Do you ever wonder the companies and brands got their names? Google, Facebook, Yahoo, NIKE – every brand has a story, but what about fruits? There are a number of companies out there named after parts of our five-a-day – here are why three of them were named so.
Apple
Apple is the one of the biggest tech companies in the world, responsible for classic tech releases like the iPod, iPhone, MacBook, and Apple watch, but why is the business called Apple?
There are a number of potential reasons behind the name. First, Steve Jobs used to work on an apple farm-cum-hippie commune around the time of starting the company. He was also a fan of one-ingredient diets, which – you guessed it – included apples.
In reality though, it’s a combination of these and other reasons. From the words of Steve Jobs himself: “Everyone was suggesting names like Matrix Electronics and all sorts of different names. We simply decided that we were going to call it Apple Computer unless someone suggested a better name by 5 o’clock that day. Partly because I like apples a lot and partially because Apple is ahead of Atari in the phone book and I used to work at Atari.”
Raspberry Pi
The Raspberry Pi is a single board computer developed by the Raspberry Pi Foundation in the UK. It’s popularly known as an inexpensive means of teaching programming to children, and had sales of 36 million between 2012 and 2020.

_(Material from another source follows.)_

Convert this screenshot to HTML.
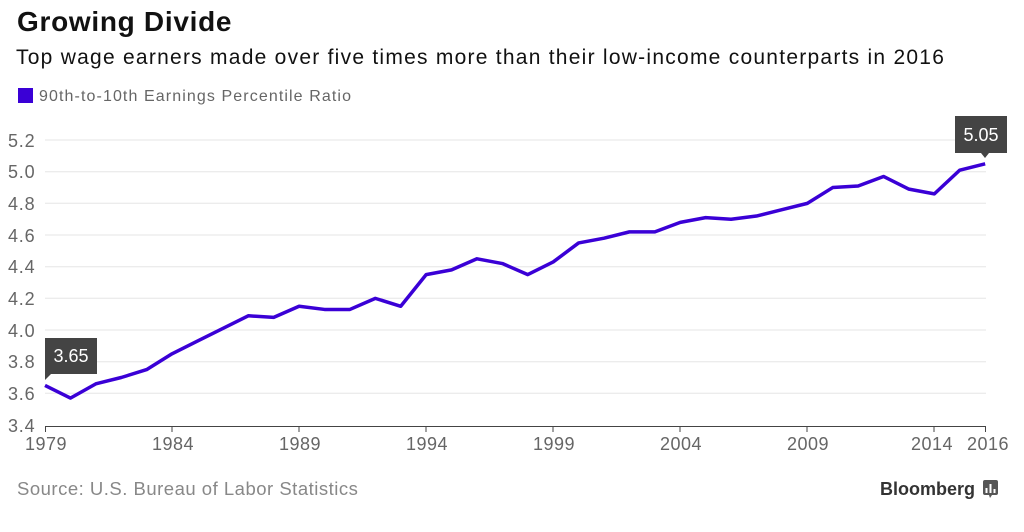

In an interview with Techspot, the company’s founder, Eben Upton, shared why the company was named after the popular bramble fruit. According to Upton, many computers in the old days of computing were named after fruits including Tangerine Computer Systems, Apricot Computers, and Acorn, and the team wanted to reference that heritage. The Pi comes from Python, the coding language the systems were originally designed for.
Blackberry
The classic phone producer from the noughties, Blackberry (once known as Research in Motion – RIM) might not be the force it once was, but it still has clout in the big tech brand stakes.
The company was named Blackberry after RIM decided to rebrand in 1999. Their partner agency, Lexicon Branding, felt that the keyboard buttons on the original Blackberry phones were similar to the drupelets that make up blackberries, and the name was born. In a time when Apple was in the ascendent, it’s understandable why executives chose to greenlight the name change.